> [What you should do] Each line below must be set down exactly; omit any image you find.

> [Given information]
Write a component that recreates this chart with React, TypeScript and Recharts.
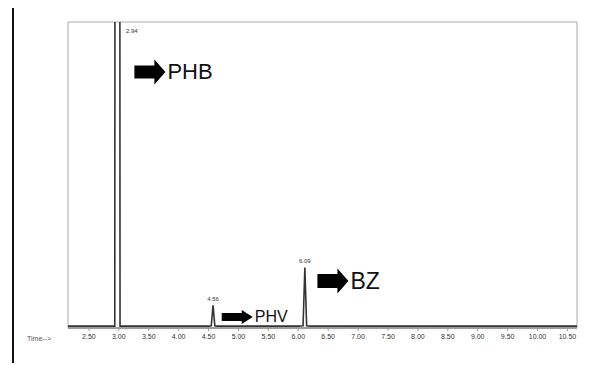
import { LineChart, Line, XAxis, YAxis, ReferenceArea, ReferenceDot } from "recharts"

// retention time (min) and detector response (% of plot height)
const times = [
  2.15, 2.5, 2.9, 2.932, 2.936, 3.016, 3.02, 3.04, 3.5, 4.0, 4.5, 4.545, 4.575, 4.605, 4.64,
  5.0, 5.5, 6.0, 6.08, 6.11, 6.14, 6.2, 7.0, 8.0, 9.0, 10.0, 10.66,
]
const response = [
  0.6, 0.6, 0.6, 0.6, 160, 160, 0.6, 0.6, 0.6, 0.6, 0.6, 0.7, 7.4, 0.7, 0.6,
  0.6, 0.6, 0.6, 0.7, 19.8, 0.7, 0.6, 0.6, 0.6, 0.6, 0.6, 0.6,
]

const xTicks = [2.5, 3.0, 3.5, 4.0, 4.5, 5.0, 5.5, 6.0, 6.5, 7.0, 7.5, 8.0, 8.5, 9.0, 9.5, 10.0, 10.5]

const peaks = [
  { t: 3.02, label: "2.94", y: 97 },
  { t: 4.575, label: "4.56", y: 7.4 },
  { t: 6.11, label: "6.09", y: 19.8 },
]

const compounds = [
  { name: "PHB", t: 3.26, y: 83.7, size: 22, head: 12.5, body: 6.5 },
  { name: "PHV", t: 4.72, y: 3.6, size: 16, head: 7, body: 4 },
  { name: "BZ", t: 6.32, y: 15.4, size: 23, head: 12.5, body: 7 },
]

const data = times.map((t, i) => ({ t, v: response[i] }))

const FONT = '"Liberation Sans", Arial, sans-serif'

function arrowShape(name: string, size: number, head: number, body: number) {
  return (props: any) => {
    const { cx, cy } = props
    const len = 31
    const neck = cx + 20
    const d = `M${cx},${cy - body} L${neck},${cy - body} L${neck},${cy - head} L${cx + len},${cy} L${neck},${cy + head} L${neck},${cy + body} L${cx},${cy + body} Z`
    return (
      <g>
        <path d={d} fill="#000" />
        <text x={cx + len + 2} y={cy} dominantBaseline="central" fontSize={size} fontFamily={FONT} fill="#111">
          {name}
        </text>
      </g>
    )
  }
}

export default function App() {
  return (
    <div style={{ position: "absolute", left: 0, top: 0, width: 599, height: 365, background: "#fff" }}>
      <div style={{ position: "absolute", left: 12, top: 8, width: 2, height: 355, background: "#111" }} />
      <div
        style={{
          position: "absolute",
          left: 27,
          top: 335,
          fontSize: 7,
          fontFamily: FONT,
          color: "#555",
        }}
      >
        Time--&gt;
      </div>
      <LineChart width={599} height={365} data={data} margin={{ top: 22, right: 22, bottom: 17, left: 68 }}>
        <XAxis
          dataKey="t"
          type="number"
          domain={[2.15, 10.66]}
          ticks={xTicks}
          allowDataOverflow
          height={20}
          tickSize={3}
          tickMargin={3}
          tickFormatter={(v: number) => v.toFixed(2)}
          tick={{ fontSize: 7, fill: "#333", fontFamily: FONT }}
          axisLine={{ stroke: "#666" }}
          tickLine={{ stroke: "#999" }}
        />
        <YAxis hide domain={[0, 100]} allowDataOverflow />
        <ReferenceArea x1={2.15} x2={10.66} y1={0} y2={100} fill="none" stroke="#aaa" strokeWidth={1} />
        <Line
          dataKey="v"
          type="linear"
          stroke="#333"
          strokeWidth={1.6}
          dot={false}
          isAnimationActive={false}
        />
        {peaks.map((p) => (
          <ReferenceDot
            key={p.label}
            x={p.t}
            y={p.y}
            r={0}
            stroke="none"
            label={{
              value: p.label,
              position: p.t < 3.1 ? "right" : "top",
              offset: p.t < 3.1 ? 6 : 4,
              fontSize: 6,
              fill: "#333",
              fontFamily: FONT,
            }}
          />
        ))}
        {compounds.map((c) => (
          <ReferenceDot
            key={c.name}
            x={c.t}
            y={c.y}
            r={0}
            shape={arrowShape(c.name, c.size, c.head, c.body)}
          />
        ))}
      </LineChart>
    </div>
  )
}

> [Result of the task]
Write a component that recreates this chart with React, TypeScript and Recharts.
import { LineChart, Line, XAxis, YAxis, ReferenceArea, ReferenceDot } from "recharts"

// retention time (min) and detector response (% of plot height)
const times = [
  2.15, 2.5, 2.9, 2.932, 2.936, 3.016, 3.02, 3.04, 3.5, 4.0, 4.5, 4.545, 4.575, 4.605, 4.64,
  5.0, 5.5, 6.0, 6.08, 6.11, 6.14, 6.2, 7.0, 8.0, 9.0, 10.0, 10.66,
]
const response = [
  0.6, 0.6, 0.6, 0.6, 160, 160, 0.6, 0.6, 0.6, 0.6, 0.6, 0.7, 7.4, 0.7, 0.6,
  0.6, 0.6, 0.6, 0.7, 19.8, 0.7, 0.6, 0.6, 0.6, 0.6, 0.6, 0.6,
]

const xTicks = [2.5, 3.0, 3.5, 4.0, 4.5, 5.0, 5.5, 6.0, 6.5, 7.0, 7.5, 8.0, 8.5, 9.0, 9.5, 10.0, 10.5]

const peaks = [
  { t: 3.02, label: "2.94", y: 97 },
  { t: 4.575, label: "4.56", y: 7.4 },
  { t: 6.11, label: "6.09", y: 19.8 },
]

const compounds = [
  { name: "PHB", t: 3.26, y: 83.7, size: 22, head: 12.5, body: 6.5 },
  { name: "PHV", t: 4.72, y: 3.6, size: 16, head: 7, body: 4 },
  { name: "BZ", t: 6.32, y: 15.4, size: 23, head: 12.5, body: 7 },
]

const data = times.map((t, i) => ({ t, v: response[i] }))

const FONT = '"Liberation Sans", Arial, sans-serif'

function arrowShape(name: string, size: number, head: number, body: number) {
  return (props: any) => {
    const { cx, cy } = props
    const len = 31
    const neck = cx + 20
    const d = `M${cx},${cy - body} L${neck},${cy - body} L${neck},${cy - head} L${cx + len},${cy} L${neck},${cy + head} L${neck},${cy + body} L${cx},${cy + body} Z`
    return (
      <g>
        <path d={d} fill="#000" />
        <text x={cx + len + 2} y={cy} dominantBaseline="central" fontSize={size} fontFamily={FONT} fill="#111">
          {name}
        </text>
      </g>
    )
  }
}

export default function App() {
  return (
    <div style={{ position: "absolute", left: 0, top: 0, width: 599, height: 365, background: "#fff" }}>
      <div style={{ position: "absolute", left: 12, top: 8, width: 2, height: 355, background: "#111" }} />
      <div
        style={{
          position: "absolute",
          left: 27,
          top: 335,
          fontSize: 7,
          fontFamily: FONT,
          color: "#555",
        }}
      >
        Time--&gt;
      </div>
      <LineChart width={599} height={365} data={data} margin={{ top: 22, right: 22, bottom: 17, left: 68 }}>
        <XAxis
          dataKey="t"
          type="number"
          domain={[2.15, 10.66]}
          ticks={xTicks}
          allowDataOverflow
          height={20}
          tickSize={3}
          tickMargin={3}
          tickFormatter={(v: number) => v.toFixed(2)}
          tick={{ fontSize: 7, fill: "#333", fontFamily: FONT }}
          axisLine={{ stroke: "#666" }}
          tickLine={{ stroke: "#999" }}
        />
        <YAxis hide domain={[0, 100]} allowDataOverflow />
        <ReferenceArea x1={2.15} x2={10.66} y1={0} y2={100} fill="none" stroke="#aaa" strokeWidth={1} />
        <Line
          dataKey="v"
          type="linear"
          stroke="#333"
          strokeWidth={1.6}
          dot={false}
          isAnimationActive={false}
        />
        {peaks.map((p) => (
          <ReferenceDot
            key={p.label}
            x={p.t}
            y={p.y}
            r={0}
            stroke="none"
            label={{
              value: p.label,
              position: p.t < 3.1 ? "right" : "top",
              offset: p.t < 3.1 ? 6 : 4,
              fontSize: 6,
              fill: "#333",
              fontFamily: FONT,
            }}
          />
        ))}
        {compounds.map((c) => (
          <ReferenceDot
            key={c.name}
            x={c.t}
            y={c.y}
            r={0}
            shape={arrowShape(c.name, c.size, c.head, c.body)}
          />
        ))}
      </LineChart>
    </div>
  )
}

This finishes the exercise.